I'm in a race against the clock. Or more specifically, the calendar.
Ohio's hunting seasons are reaching a crescendo; the early phase of the archery deer, fall turkey, waterfowl and squirrel seasons nearing their ends.
But the biggie - the general deer firearms hunting season - is fast approaching and will arrive Nov. 30. Expect that about 420,000 Ohio hunters will take to the field for seven days, many of them for the season opener.
And they are expected to shoot between 115,000 and 125,000 deer. For some of the successful hunters this will be their first deer and for others, their last.
Just how much the hunting pot is stirred is seen in the fact that more hunting licenses are sold the Friday after Thanksgiving to the Sunday after Thanksgiving than at any other time of the year.
Obviously then the general deer firearms hunting season is important. Not just in terms of deer killed or people participating, either.
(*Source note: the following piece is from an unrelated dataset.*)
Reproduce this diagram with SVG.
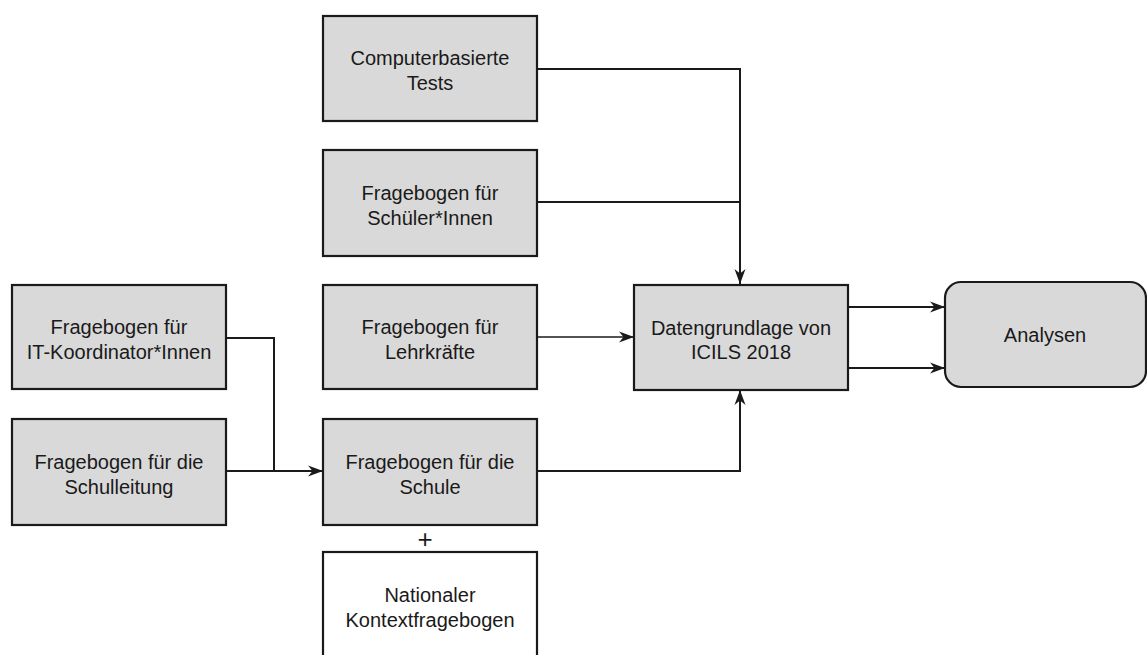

The many circulars now going out from area sporting goods stores and gun shops are full of advertisements for deer-hunting slugs and sabots as well as deer-hunting shotguns and rifles (for those who hunt out of state). It's an exceptionally busy time.
Yet there is a certain melancholy about the arrival of the gun season. It is the pivotal point of the hunting year. Tipped in one direction and it points to the end of what came before. Which for me was jammed with activity.
But when the archery season resumes and the second phase of the waterfowl season starts don't expect a lot of activity for either from most other hunters.
Besides, the holidays will put a crimp on hunting activity. Men will be drafted into shopping and putting up the Christmas decorations, leaving little time to hunt.
Oh, there will be the hound men who'll be seeking rabbits during the day or raccoons at night but the bulk of the hunting activity will be dying embers.
I am disappointed too, though I have only me to blame. Along the way I had promised myself that I'd take another shot at bagging a fall turkey and using my .22-caliber rifle on a squirrel hunt. But I never kept either of those pledges.
Still, if the farm pond is open and ice free come Dec. 7 I'll be there with my two Labrador retrievers in the hope of shooting another goose or two.
And as long as I can drive back on a short access road to a piece of property I regularly visit I'll continue to drop off bait alongside my deer-hunting blind. It will no doubt be a lonely, cold vigil of a hunt knowing that the woodlot contains fewer though, wiser, deer.
But the late season archery deer hunt is something I've done many times before. To do otherwise risks being called a fair-weather hunter. And while I am fast approaching the 60-year-old mark I'm not ready to assume that title. No yet anyway.